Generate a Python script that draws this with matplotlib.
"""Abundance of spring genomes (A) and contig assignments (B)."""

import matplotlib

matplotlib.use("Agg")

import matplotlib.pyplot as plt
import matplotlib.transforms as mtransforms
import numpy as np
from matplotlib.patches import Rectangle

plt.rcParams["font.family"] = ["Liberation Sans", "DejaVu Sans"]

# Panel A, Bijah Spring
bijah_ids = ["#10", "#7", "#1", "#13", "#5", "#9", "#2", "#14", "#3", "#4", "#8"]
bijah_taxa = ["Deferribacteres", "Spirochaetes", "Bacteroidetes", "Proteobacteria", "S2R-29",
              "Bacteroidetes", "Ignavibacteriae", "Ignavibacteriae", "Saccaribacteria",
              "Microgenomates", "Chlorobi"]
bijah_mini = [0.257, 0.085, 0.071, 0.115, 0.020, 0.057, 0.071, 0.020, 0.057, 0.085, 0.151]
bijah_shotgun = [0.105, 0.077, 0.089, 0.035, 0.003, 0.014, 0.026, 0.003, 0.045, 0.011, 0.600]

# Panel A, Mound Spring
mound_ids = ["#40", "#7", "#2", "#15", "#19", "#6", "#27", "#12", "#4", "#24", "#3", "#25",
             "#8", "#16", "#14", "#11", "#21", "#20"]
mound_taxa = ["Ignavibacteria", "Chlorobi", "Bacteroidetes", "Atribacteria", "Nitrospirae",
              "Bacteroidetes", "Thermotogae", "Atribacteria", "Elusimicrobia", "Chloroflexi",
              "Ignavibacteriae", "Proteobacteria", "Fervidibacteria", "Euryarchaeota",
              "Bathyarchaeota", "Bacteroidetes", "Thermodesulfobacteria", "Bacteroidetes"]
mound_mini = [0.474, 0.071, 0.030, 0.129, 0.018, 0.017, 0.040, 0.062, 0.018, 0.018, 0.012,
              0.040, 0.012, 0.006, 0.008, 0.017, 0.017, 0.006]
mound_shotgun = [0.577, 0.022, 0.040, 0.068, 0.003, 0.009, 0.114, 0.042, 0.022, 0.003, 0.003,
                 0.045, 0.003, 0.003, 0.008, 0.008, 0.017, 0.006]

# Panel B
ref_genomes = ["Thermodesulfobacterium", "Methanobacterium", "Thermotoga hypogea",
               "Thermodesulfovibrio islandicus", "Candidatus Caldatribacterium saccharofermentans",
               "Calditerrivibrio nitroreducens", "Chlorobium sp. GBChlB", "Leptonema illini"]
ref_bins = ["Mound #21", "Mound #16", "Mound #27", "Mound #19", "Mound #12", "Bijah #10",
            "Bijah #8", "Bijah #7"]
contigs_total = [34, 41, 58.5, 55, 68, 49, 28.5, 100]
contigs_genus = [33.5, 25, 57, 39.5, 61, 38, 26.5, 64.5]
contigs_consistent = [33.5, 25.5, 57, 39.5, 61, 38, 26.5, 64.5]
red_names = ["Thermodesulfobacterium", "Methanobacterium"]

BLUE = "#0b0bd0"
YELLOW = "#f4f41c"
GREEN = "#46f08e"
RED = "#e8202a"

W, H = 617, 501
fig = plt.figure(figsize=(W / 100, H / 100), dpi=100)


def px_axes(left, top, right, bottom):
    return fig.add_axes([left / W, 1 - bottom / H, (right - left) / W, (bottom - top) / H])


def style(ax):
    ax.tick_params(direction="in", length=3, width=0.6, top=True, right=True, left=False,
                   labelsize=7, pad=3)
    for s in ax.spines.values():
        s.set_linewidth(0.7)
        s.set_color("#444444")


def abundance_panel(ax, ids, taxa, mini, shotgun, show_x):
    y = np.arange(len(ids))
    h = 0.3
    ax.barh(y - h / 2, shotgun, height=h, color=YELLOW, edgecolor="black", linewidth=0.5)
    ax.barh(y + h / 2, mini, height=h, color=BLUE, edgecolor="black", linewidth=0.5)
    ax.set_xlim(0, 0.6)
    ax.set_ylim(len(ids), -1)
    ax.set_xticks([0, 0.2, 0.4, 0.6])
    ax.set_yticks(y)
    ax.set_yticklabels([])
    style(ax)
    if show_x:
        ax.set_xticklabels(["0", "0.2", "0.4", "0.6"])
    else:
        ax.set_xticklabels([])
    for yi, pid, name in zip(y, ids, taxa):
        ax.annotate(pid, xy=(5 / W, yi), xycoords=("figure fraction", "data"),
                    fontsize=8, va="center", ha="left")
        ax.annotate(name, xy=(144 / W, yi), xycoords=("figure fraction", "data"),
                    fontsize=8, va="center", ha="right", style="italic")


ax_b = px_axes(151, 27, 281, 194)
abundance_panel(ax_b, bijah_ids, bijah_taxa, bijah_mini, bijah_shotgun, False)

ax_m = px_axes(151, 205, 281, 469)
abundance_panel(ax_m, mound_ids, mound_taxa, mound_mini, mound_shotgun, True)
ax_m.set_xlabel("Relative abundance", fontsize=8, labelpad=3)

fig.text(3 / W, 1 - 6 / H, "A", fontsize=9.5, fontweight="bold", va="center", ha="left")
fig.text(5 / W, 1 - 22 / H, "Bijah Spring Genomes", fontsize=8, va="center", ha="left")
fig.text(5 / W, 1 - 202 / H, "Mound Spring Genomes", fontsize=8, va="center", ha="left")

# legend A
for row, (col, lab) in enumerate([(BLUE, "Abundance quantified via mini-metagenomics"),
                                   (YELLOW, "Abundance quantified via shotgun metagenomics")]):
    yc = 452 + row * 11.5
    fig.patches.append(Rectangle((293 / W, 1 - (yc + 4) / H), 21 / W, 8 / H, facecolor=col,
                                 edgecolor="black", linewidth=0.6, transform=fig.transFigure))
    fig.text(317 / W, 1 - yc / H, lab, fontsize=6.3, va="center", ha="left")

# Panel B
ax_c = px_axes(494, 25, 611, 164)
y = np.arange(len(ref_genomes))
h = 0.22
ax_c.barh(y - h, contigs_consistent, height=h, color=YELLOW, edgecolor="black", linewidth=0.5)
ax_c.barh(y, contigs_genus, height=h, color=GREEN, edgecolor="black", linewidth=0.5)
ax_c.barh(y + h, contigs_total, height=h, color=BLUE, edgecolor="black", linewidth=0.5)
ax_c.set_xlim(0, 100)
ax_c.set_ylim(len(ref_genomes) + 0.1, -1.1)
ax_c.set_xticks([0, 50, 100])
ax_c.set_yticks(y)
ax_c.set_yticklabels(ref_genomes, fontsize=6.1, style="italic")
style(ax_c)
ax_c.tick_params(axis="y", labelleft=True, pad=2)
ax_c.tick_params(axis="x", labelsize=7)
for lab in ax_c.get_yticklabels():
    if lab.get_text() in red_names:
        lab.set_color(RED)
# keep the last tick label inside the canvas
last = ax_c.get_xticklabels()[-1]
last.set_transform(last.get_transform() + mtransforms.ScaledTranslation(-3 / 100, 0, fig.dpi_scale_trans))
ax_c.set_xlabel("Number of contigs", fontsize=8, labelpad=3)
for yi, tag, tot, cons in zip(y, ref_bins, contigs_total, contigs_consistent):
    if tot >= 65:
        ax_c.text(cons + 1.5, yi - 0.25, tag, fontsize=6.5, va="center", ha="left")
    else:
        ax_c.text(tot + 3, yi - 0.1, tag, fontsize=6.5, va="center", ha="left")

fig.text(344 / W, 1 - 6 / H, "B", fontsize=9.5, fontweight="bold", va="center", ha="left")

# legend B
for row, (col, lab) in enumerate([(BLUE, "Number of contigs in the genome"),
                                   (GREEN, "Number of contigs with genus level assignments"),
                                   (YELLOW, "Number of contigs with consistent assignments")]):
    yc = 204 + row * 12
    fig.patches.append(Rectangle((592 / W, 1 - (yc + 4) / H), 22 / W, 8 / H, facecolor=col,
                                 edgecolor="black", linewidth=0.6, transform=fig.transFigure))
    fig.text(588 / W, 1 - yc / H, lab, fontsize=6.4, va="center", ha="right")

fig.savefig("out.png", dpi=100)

§

**Task prompt:**
Extract exactly the leading lines of the data, stopping at and including the line with "0.045, 0.011, 0.600]".

**Complete output:**
Generate a Python script that draws this with matplotlib.
"""Abundance of spring genomes (A) and contig assignments (B)."""

import matplotlib

matplotlib.use("Agg")

import matplotlib.pyplot as plt
import matplotlib.transforms as mtransforms
import numpy as np
from matplotlib.patches import Rectangle

plt.rcParams["font.family"] = ["Liberation Sans", "DejaVu Sans"]

# Panel A, Bijah Spring
bijah_ids = ["#10", "#7", "#1", "#13", "#5", "#9", "#2", "#14", "#3", "#4", "#8"]
bijah_taxa = ["Deferribacteres", "Spirochaetes", "Bacteroidetes", "Proteobacteria", "S2R-29",
              "Bacteroidetes", "Ignavibacteriae", "Ignavibacteriae", "Saccaribacteria",
              "Microgenomates", "Chlorobi"]
bijah_mini = [0.257, 0.085, 0.071, 0.115, 0.020, 0.057, 0.071, 0.020, 0.057, 0.085, 0.151]
bijah_shotgun = [0.105, 0.077, 0.089, 0.035, 0.003, 0.014, 0.026, 0.003, 0.045, 0.011, 0.600]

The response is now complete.